Wie hunderttausenden oder gar Millionen anderen Paaren in ganz Europa kommt Mathilde und Dietrich bei ihren Plänen im Sommer 1914 der Erste Weltkrieg in die Quere. So sind sie zwar verlobt, aber eben noch nicht verheiratet, als Dietrich zur Armee eingezogen und dem Pionier-Bataillon 27 in Trier zugeordnet wird. Später ist er dann in Litauen und an anderen Schauplätzen der Ost- und Westfront im Einsatz. Bis zum ersehnten Kriegsende im November 1918 schickt er mehr als 40 Feldpostkarten an seine Verlobte, die Mathilde zusammen mit den Karten ihrer Brüder, Vettern und ehemaligen Klassenkameraden fein säuberlich einem speziell dafür vorgesehenen Album anvertraut.

Der Krieg stellt in Hurrel wie andernorts nicht nur den Alltag der Männer auf den Kopf, er verlangt auch den in der Heimat verbliebenen Frauen einiges ab. Wer, wenn nicht sie, soll die auf den Höfen anfallende Arbeit erledigen? Da beide Brüder eingezogen wurden, haben Mathilde und ihre bei Kriegsausbruch 62 Jahre alte Mutter in der Folge alle Hände voll zu tun.
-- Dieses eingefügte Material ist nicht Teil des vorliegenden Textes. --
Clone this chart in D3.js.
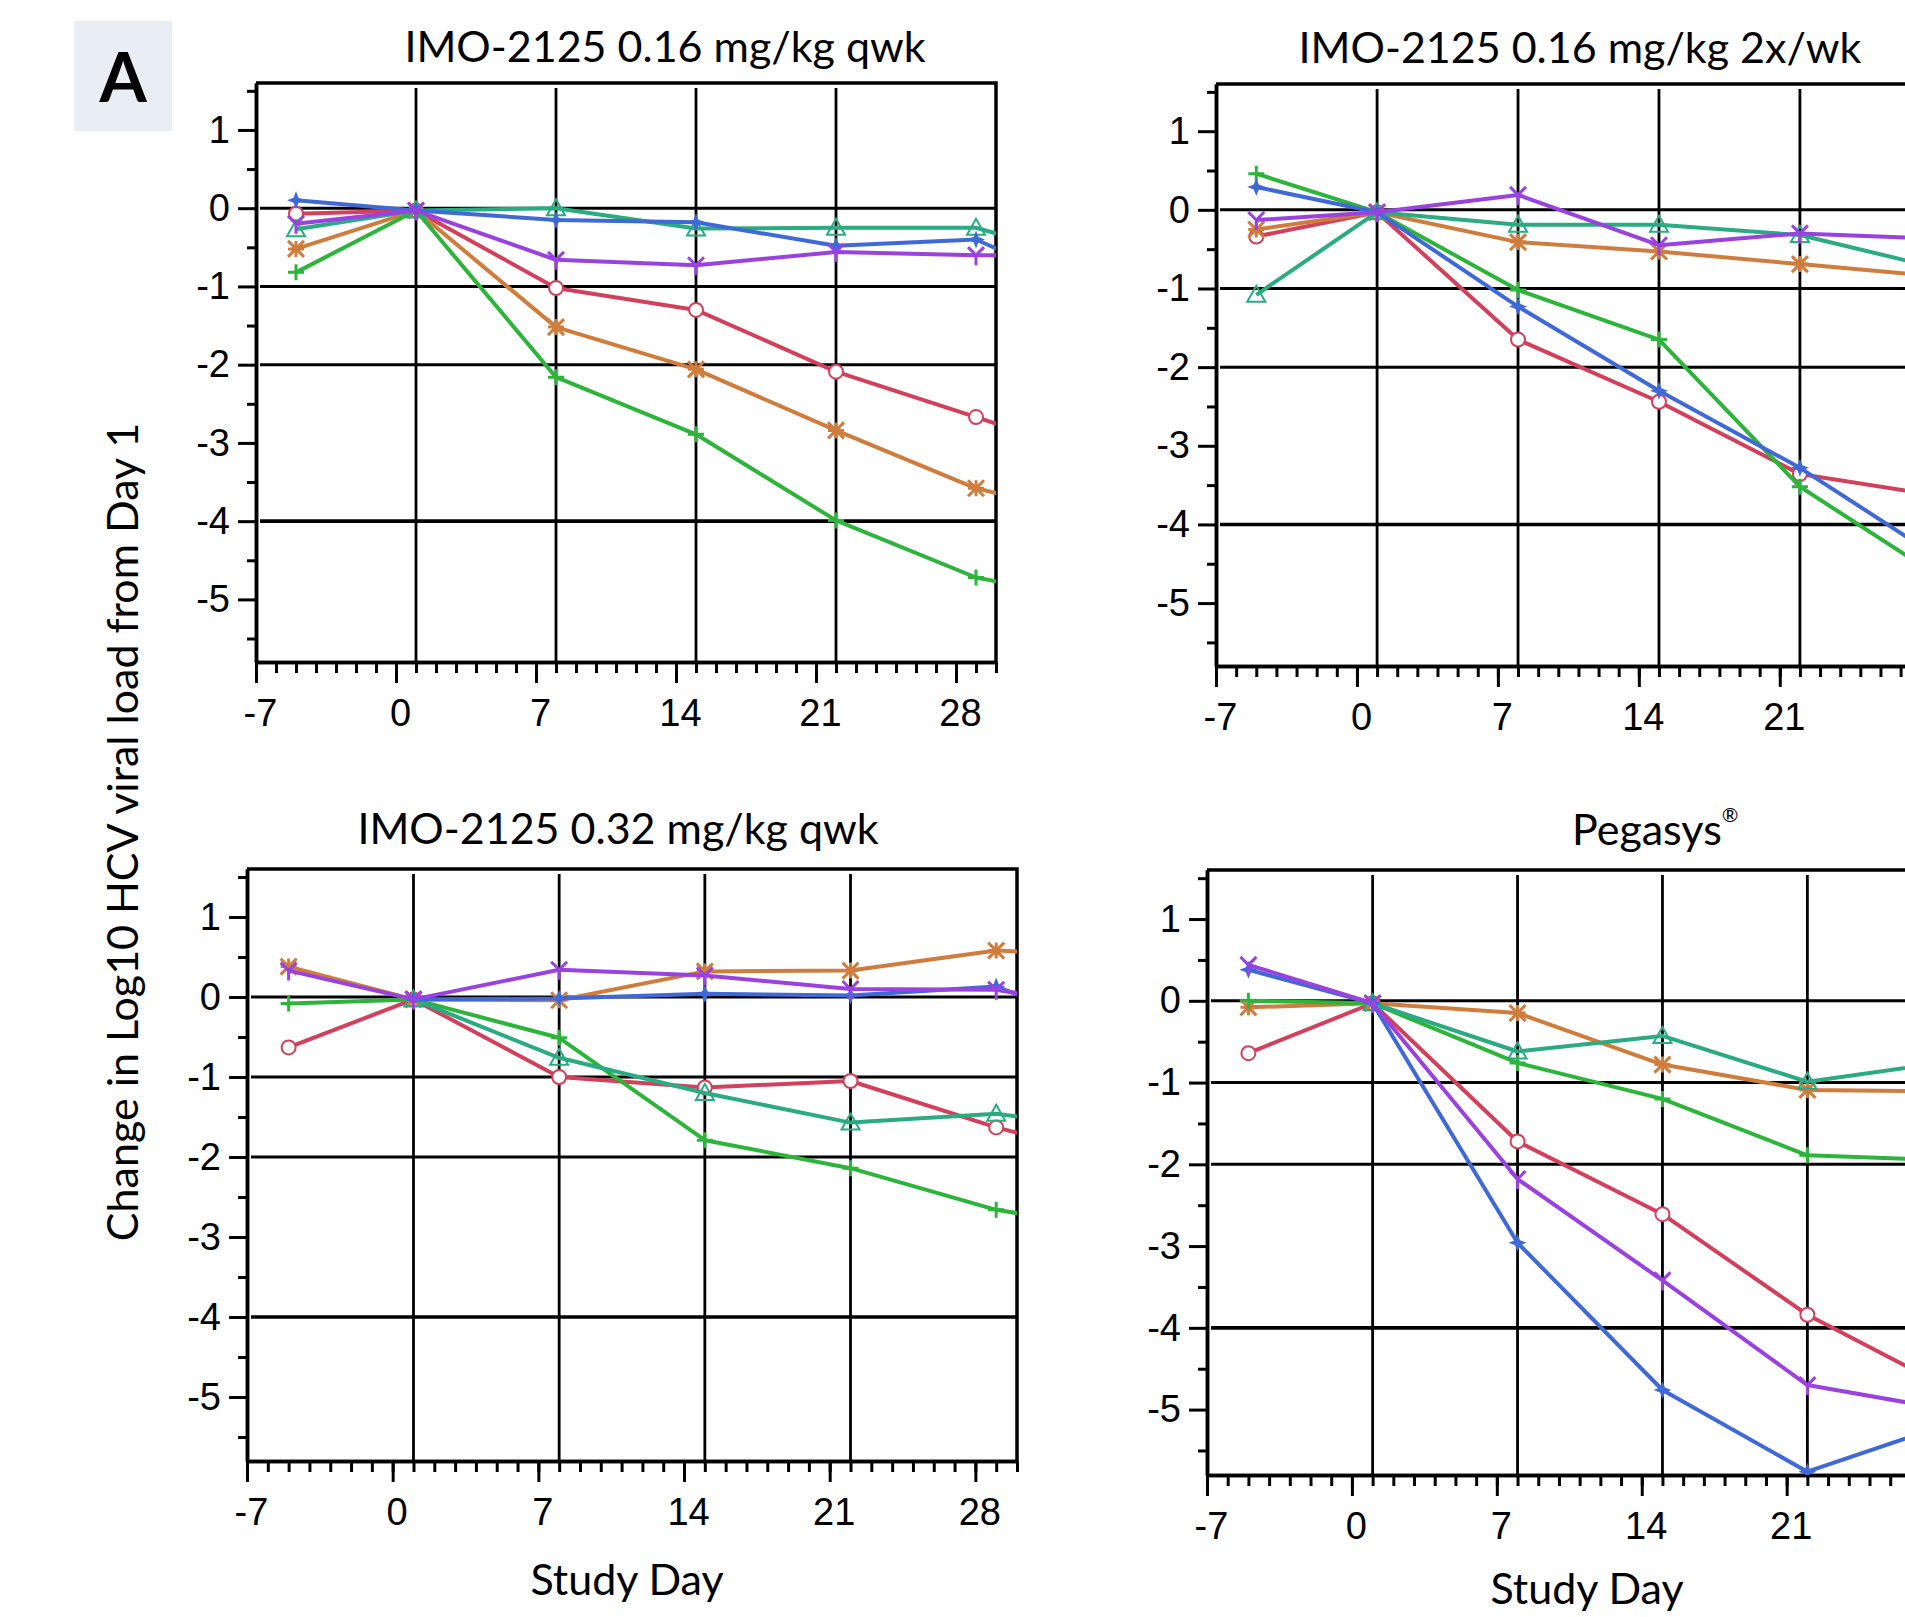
<!DOCTYPE html>
<html>
<head>
<meta charset="utf-8">
<script src="https://cdnjs.cloudflare.com/ajax/libs/d3/7.8.5/d3.min.js"></script>
<style>
  html, body { margin: 0; padding: 0; background: #fff; }
  svg { display: block; }
  .tick text { font-family: "Liberation Sans", Arial, sans-serif; font-size: 38px; fill: #000; }
  .ttl { font-family: Lato, "Open Sans", sans-serif; font-size: 43px; fill: #000; }
</style>
</head>
<body>
<svg id="chart" width="1905" height="1617"></svg>
<script>
// visit days; day 36 is the next visit, only its first piece shows inside the frame
const visitDays = [-5, 1, 8, 15, 22, 29, 36];
const panelTitles = ['IMO-2125 0.16 mg/kg qwk', 'IMO-2125 0.16 mg/kg 2x/wk', 'IMO-2125 0.32 mg/kg qwk', 'Pegasys'];
const xTicks = [-7, 0, 7, 14, 21, 28];
const yTicks = [1, 0, -1, -2, -3, -4, -5];
const gridDays = [1, 8, 15, 22];
const gridValues = [0, -1, -2, -4];

// IMO-2125 0.16 mg/kg qwk
const p1Red    = [-0.07, -0.03, -1.02, -1.30, -2.09, -2.67, -3.25];
const p1Orange = [-0.52, -0.03, -1.52, -2.06, -2.84, -3.58, -4.00];
const p1Green  = [-0.82, -0.03, -2.16, -2.89, -3.99, -4.72, -5.05];
const p1Teal   = [-0.27, -0.03,  0.00, -0.26, -0.25, -0.25, -0.75];
const p1Blue   = [ 0.10, -0.03, -0.15, -0.18, -0.48, -0.40, -1.20];
const p1Purple = [-0.20, -0.03, -0.66, -0.73, -0.56, -0.60, -0.60];

// IMO-2125 0.16 mg/kg 2x/wk
const p2Red    = [-0.34, -0.03, -1.65, -2.44, -3.36, -3.64, null];
const p2Orange = [-0.25, -0.03, -0.41, -0.53, -0.69, -0.85, null];
const p2Green  = [ 0.46, -0.03, -1.02, -1.65, -3.52, -4.68, null];
const p2Teal   = [-1.08, -0.03, -0.19, -0.19, -0.32, -0.75, null];
const p2Blue   = [ 0.29, -0.03, -1.23, -2.30, -3.28, -4.44, null];
const p2Purple = [-0.13, -0.03,  0.19, -0.45, -0.30, -0.37, null];

// IMO-2125 0.32 mg/kg qwk
const p3Red    = [-0.63, -0.03, -1.00, -1.13, -1.05, -1.63, -2.10];
const p3Orange = [ 0.38, -0.03, -0.04,  0.32,  0.33,  0.58,  0.50];
const p3Green  = [-0.08, -0.03, -0.51, -1.79, -2.14, -2.66, -2.95];
const p3Teal   = [ null, -0.03, -0.76, -1.20, -1.57, -1.46, -1.70];
const p3Blue   = [ null, -0.03, -0.02,  0.04,  0.02,  0.13, -0.55];
const p3Purple = [ 0.33, -0.03,  0.34,  0.27,  0.10,  0.09, -0.20];

// Pegasys
const p4Red    = [-0.64, -0.03, -1.72, -2.61, -3.84, -4.76, null];
const p4Orange = [-0.08, -0.03, -0.15, -0.78, -1.09, -1.11, null];
const p4Green  = [ 0.00, -0.03, -0.76, -1.20, -1.89, -1.95, null];
const p4Teal   = [ null, -0.03, -0.62, -0.43, -0.99, -0.74, null];
const p4Blue   = [ 0.38, -0.03, -2.96, -4.76, -5.76, -5.16, null];
const p4Purple = [ 0.44, -0.03, -2.18, -3.42, -4.70, -5.01, null];

const panelSeries = [
  [p1Red, p1Orange, p1Green, p1Teal, p1Blue, p1Purple],
  [p2Red, p2Orange, p2Green, p2Teal, p2Blue, p2Purple],
  [p3Red, p3Orange, p3Green, p3Teal, p3Blue, p3Purple],
  [p4Red, p4Orange, p4Green, p4Teal, p4Blue, p4Purple]
];

const colors = ['#d3405c', '#cf7c3d', '#2db43a', '#2aab82', '#4069d8', '#9a42e0'];
const markers = ['circle', 'asterisk', 'plus', 'triangle', 'star', 'wye'];

// frame of each panel in page pixels
const layout = [
  { left: 256, right: 996, top: 83, bottom: 662, tx: 665, ty: 62 },
  { left: 1216, right: 1961, top: 84, bottom: 666, tx: 1580, ty: 63 },
  { left: 247, right: 1017, top: 869, bottom: 1461, tx: 618, ty: 844 },
  { left: 1207, right: 1973, top: 870, bottom: 1475, tx: 1650, ty: 845 }
];

const svg = d3.select('#chart');
svg.append('rect').attr('width', 1905).attr('height', 1617).attr('fill', '#fff');

// panel letter
svg.append('rect').attr('x', 74).attr('y', 21).attr('width', 98).attr('height', 110).attr('fill', '#e9edf4');
svg.append('text').attr('x', 123).attr('y', 102).attr('text-anchor', 'middle')
  .attr('font-family', 'Lato, sans-serif').attr('font-weight', 700).attr('font-size', 68).text('A');

// shared y title
svg.append('text').attr('class', 'ttl')
  .attr('transform', 'translate(138,832) rotate(-90)')
  .attr('text-anchor', 'middle')
  .text('Change in Log10 HCV viral load from Day 1');

function drawMarker(g, type, color) {
  const s = 8;
  if (type === 'circle') {
    g.append('circle').attr('r', 7).attr('fill', '#fff').attr('stroke', color).attr('stroke-width', 2);
  } else if (type === 'triangle') {
    g.append('path').attr('d', `M0,${-s - 1}L${s + 1},${s - 1}L${-s - 1},${s - 1}Z`).attr('fill', 'none').attr('stroke', color).attr('stroke-width', 2);
  } else if (type === 'star') {
    g.append('path').attr('d', `M0,${-s - 1}L2.5,-2.5L${s + 1},0L2.5,2.5L0,${s + 1}L-2.5,2.5L${-s - 1},0L-2.5,-2.5Z`).attr('fill', color);
  } else {
    let d;
    if (type === 'plus') d = `M${-s},0H${s}M0,${-s}V${s}`;
    if (type === 'asterisk') d = `M${-s},0H${s}M0,${-s}V${s}M${-s},${-s}L${s},${s}M${-s},${s}L${s},${-s}`;
    if (type === 'wye') d = `M0,0L${-s},${-s}M0,0L${s},${-s}M0,0V${s + 2}`;
    g.append('path').attr('d', d).attr('fill', 'none').attr('stroke', color).attr('stroke-width', 3);
  }
}

layout.forEach((L, pi) => {
  const x = d3.scaleLinear().domain([-7, 30]).range([L.left, L.right]);
  const y = d3.scaleLinear().domain([-5.8, 1.6]).range([L.bottom, L.top]);
  const panel = svg.append('g');

  // title
  if (pi === 3) {
    const t = panel.append('text').attr('class', 'ttl').attr('x', 1572).attr('y', L.ty);
    t.append('tspan').text(panelTitles[pi]);
    t.append('tspan').attr('font-size', 20).attr('dy', -23).text('®');
  } else {
    panel.append('text').attr('class', 'ttl').attr('x', L.tx).attr('y', L.ty)
      .attr('text-anchor', 'middle').text(panelTitles[pi]);
  }

  // grid
  panel.append('g').selectAll('line').data(gridDays).join('line')
    .attr('x1', d => x(d)).attr('x2', d => x(d))
    .attr('y1', L.top + 5).attr('y2', L.bottom)
    .attr('stroke', '#000').attr('stroke-width', 2.8);
  panel.append('g').selectAll('line').data(gridValues).join('line')
    .attr('x1', L.left + 4).attr('x2', L.right)
    .attr('y1', d => y(d)).attr('y2', d => y(d))
    .attr('stroke', '#000').attr('stroke-width', d => d === -4 ? 3.6 : 3);

  // top and right border
  panel.append('path')
    .attr('d', `M${L.left},${L.top}H${L.right}V${L.bottom}`)
    .attr('fill', 'none').attr('stroke', '#000').attr('stroke-width', 3.5);

  // axes: minor ticks then major ticks with labels (labels past the page edge are left out)
  const minorY = d3.range(-5.5, 1.6, 1);
  const minorX = d3.range(-6, 31, 1);
  const shownX = xTicks.filter(d => x(d) + 25 < 1905);
  panel.append('g').attr('transform', `translate(${L.left},0)`)
    .call(d3.axisLeft(y).tickValues(minorY).tickFormat('').tickSize(9).tickSizeOuter(0));
  panel.append('g').attr('transform', `translate(${L.left},0)`)
    .call(d3.axisLeft(y).tickValues(yTicks).tickFormat(d3.format('d')).tickSize(18).tickPadding(8).tickSizeOuter(0));
  panel.append('g').attr('transform', `translate(0,${L.bottom})`)
    .call(d3.axisBottom(x).tickValues(minorX).tickFormat('').tickSize(11).tickSizeOuter(0));
  panel.append('g').attr('transform', `translate(0,${L.bottom})`)
    .call(d3.axisBottom(x).tickValues(shownX).tickFormat(d3.format('d')).tickSize(21).tickPadding(16).tickSizeOuter(0))
    .selectAll('text').attr('dx', 4);
  panel.selectAll('.domain').attr('stroke', '#000').attr('stroke-width', 3.5);
  panel.selectAll('.tick line').attr('stroke', '#000').attr('stroke-width', 3);
  panel.selectAll('.tick text').text(function () { return this.textContent.replace('−', '-'); });

  if (pi >= 2) {
    panel.append('text').attr('class', 'ttl')
      .attr('x', pi === 2 ? 627 : 1587).attr('y', pi === 2 ? 1595 : 1604)
      .attr('text-anchor', 'middle').text('Study Day');
  }

  // data
  const clipId = 'clip' + pi;
  svg.append('clipPath').attr('id', clipId).append('rect')
    .attr('x', L.left).attr('y', L.top).attr('width', L.right - L.left).attr('height', L.bottom - L.top);
  const plot = panel.append('g').attr('clip-path', `url(#${clipId})`);

  const line = d3.line()
    .defined(d => d[1] !== null)
    .x(d => x(d[0])).y(d => y(d[1]));

  panelSeries[pi].forEach((vals, si) => {
    const pts = visitDays.map((d, i) => [d, vals[i]]).filter(p => p[1] !== null);
    plot.append('path').datum(pts).attr('d', line)
      .attr('fill', 'none').attr('stroke', colors[si]).attr('stroke-width', 4)
      .attr('stroke-linejoin', 'round');
    pts.forEach(p => {
      const g = plot.append('g').attr('transform', `translate(${x(p[0])},${y(p[1])})`);
      drawMarker(g, markers[si], colors[si]);
    });
  });
});
</script>
</body>
</html>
Zu allem Unglück zieht sich Anna Katharina Ahrens im Sommer 1916 eine Lungenentzündung zu, der sie – körperlich möglicherweise bereits nicht mehr in bester Verfassung – wenig später erliegt. Unterstützung in dieser schweren Zeit erhält Mathilde vermutlich unter anderem aus der Familie ihres Onkels Johann Friedrich Tönjes, der einen vom Ahrens-Hof knapp einen Kilometer entfernten Betrieb (heute: Heiko Pflug) bewirtschaftet.

Der Waffenstillstand von Compiègne beendet zwar das massenhafte Sterben an der Front, beschwört aber in der nach der militärischen Niederlage gleich zweimal ausgerufenen Republik vielerorts bürgerkriegsähnliche Verhältnisse herauf. Das Wichtigste aus Mathildes Sicht ist jedoch, dass ihr Verlobter heil aus den Schützengräben zurückgekehrt ist, und so stehen sie und Dietrich am 22. April 1919 in Hude vor dem Traualtar. Fast zeitgleich, am 8. April 1919, heiratet Bruder Heinrich Anna Rüdebusch aus Kirchkimmen. Während die Schwägerin Mathildes Platz auf dem Ahrens-Hof einnimmt, zieht sie selbst zu Dietrich an die Bremer Straße und betreibt dort in kleinem Rahmen weiter Landwirtschaft. Dietrich arbeitet derweil wieder als Maurer.

Ob angesichts von Hyperinflation und Weltwirtschaftskrise gewollt oder – was wahrscheinlicher ist – ungewollt, die Ehe zwischen Mathilde und Dietrich bleibt kinderlos. Irgendwann nach der Machtübernahme der Nationalsozialisten erkrankt Mathilde dann schwer und wird ähnlich wie ihr zu dieser Zeit bereits im Rollstuhl sitzender Bruder Heinrich zum Pflegefall. Sie stirbt am 21. März 1938. Beerdigt ist Mathilde vier Tage später auf dem Friedhof der St.-Elisabeth-Kirche in Hude.